波長1550nm付近のアイセーフレーザー加工・計測装置
ビーム整形レンズ、保護窓、ビームダイバータなどに高耐久性AR膜を適用し、熱負荷や多重反射による損傷を抑制。

OCT(光干渉断層計)など医療機器
受光側のレンズ・カバーガラスに広帯域ARコーティングを施し、干渉信号のロスを抑制。

分光・波長可変光源・計測機器

分光器光学系
高分解能・高スループットを求められる波長可変レーザー光源、モノクロメータの入出射スリットや回折格子前後のレンズ面にAR膜を設計波長に合わせて最適化。

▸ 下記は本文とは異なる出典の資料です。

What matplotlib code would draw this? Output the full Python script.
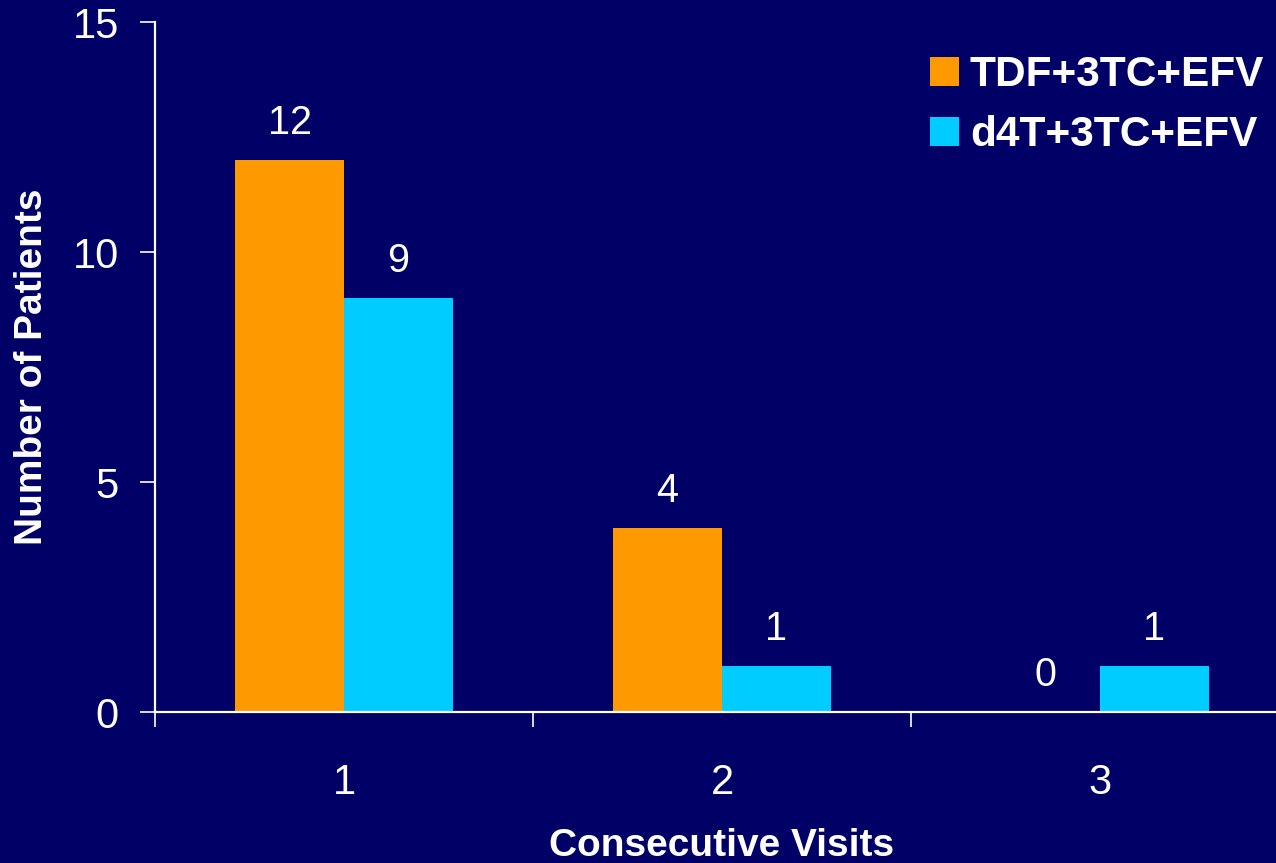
import numpy as np
import matplotlib
matplotlib.use('Agg')
import matplotlib.pyplot as plt

plt.rcParams['font.family'] = ['Liberation Sans', 'DejaVu Sans']

visits = [1, 2, 3]
tdf_values = [12, 4, 0]
d4t_values = [9, 1, 1]
series_names = ['TDF+3TC+EFV', 'd4T+3TC+EFV']

bg = '#000066'
orange = '#FF9900'
cyan = '#00CCFF'

fig = plt.figure(figsize=(12.76, 8.63), dpi=100, facecolor=bg)
ax = fig.add_axes([155/1276, 151/863, 1134/1276, 690/863], facecolor=bg)

index = np.array(visits, dtype=float)
bar_width = 0.288

rects1 = ax.bar(index, tdf_values, -bar_width, align='edge', color=orange, label=series_names[0])
rects2 = ax.bar(index, d4t_values, bar_width, align='edge', color=cyan, label=series_names[1])

for rects, vals in ((rects1, tdf_values), (rects2, d4t_values)):
    for r, v in zip(rects, vals):
        ax.annotate(str(v), (r.get_x() + r.get_width() / 2, v),
                    xytext=(0, 13), textcoords='offset points',
                    ha='center', va='bottom', color='white', fontsize=28.5)

ax.set_xlim(0.5, 3.5)
ax.set_ylim(0, 15)
ax.set_yticks([0, 5, 10, 15])
ax.set_xticks([0.5, 1.5, 2.5, 3.5])
ax.set_xticklabels([])
ax.set_xticks(visits, minor=True)
ax.set_xticklabels([str(v) for v in visits], minor=True)

ax.tick_params(axis='both', which='major', colors='white', length=11, width=1.2,
               labelsize=30, direction='out')
ax.tick_params(axis='y', pad=15)
ax.tick_params(axis='x', which='minor', length=0, labelsize=30, colors='white', pad=37)

for side in ('top', 'right'):
    ax.spines[side].set_visible(False)
for side in ('left', 'bottom'):
    ax.spines[side].set_color('white')
    ax.spines[side].set_linewidth(1.6)

ax.set_xlabel('Consecutive Visits', color='white', fontsize=28, fontweight='bold', labelpad=18)
ax.set_ylabel('Number of Patients', color='white', fontsize=28, fontweight='bold', labelpad=16)

leg = ax.legend(loc='upper left', bbox_to_anchor=(930/1276, 1 - 55/863),
                bbox_transform=fig.transFigure, frameon=False,
                handlelength=0.68, handleheight=0.68, handletextpad=0.26,
                labelspacing=0.47, borderpad=0, borderaxespad=0,
                prop={'weight': 'bold', 'size': 30.5})
for t in leg.get_texts():
    t.set_color('white')

fig.savefig('out.png', dpi=100, facecolor=bg)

波長可変光源(Tunable Laser Source)
内部のエタロンや出力窓材に広帯域ARコーティングを施し、波長掃引時の透過変動を抑制。

検出器保護窓
InGaAsなど近赤外受光素子の保護用カバーガラスに専用AR膜を形成し、反射による信号ロスやゴーストを低減。

1520〜1580nm帯は光通信の基幹波長帯であり、LiDARや分光などでも高精度・高出力用途が集中しているため、設計波長だけでなく広帯域性、角度依存性、耐久性などを含めた高次元でのAR特性が要求されます。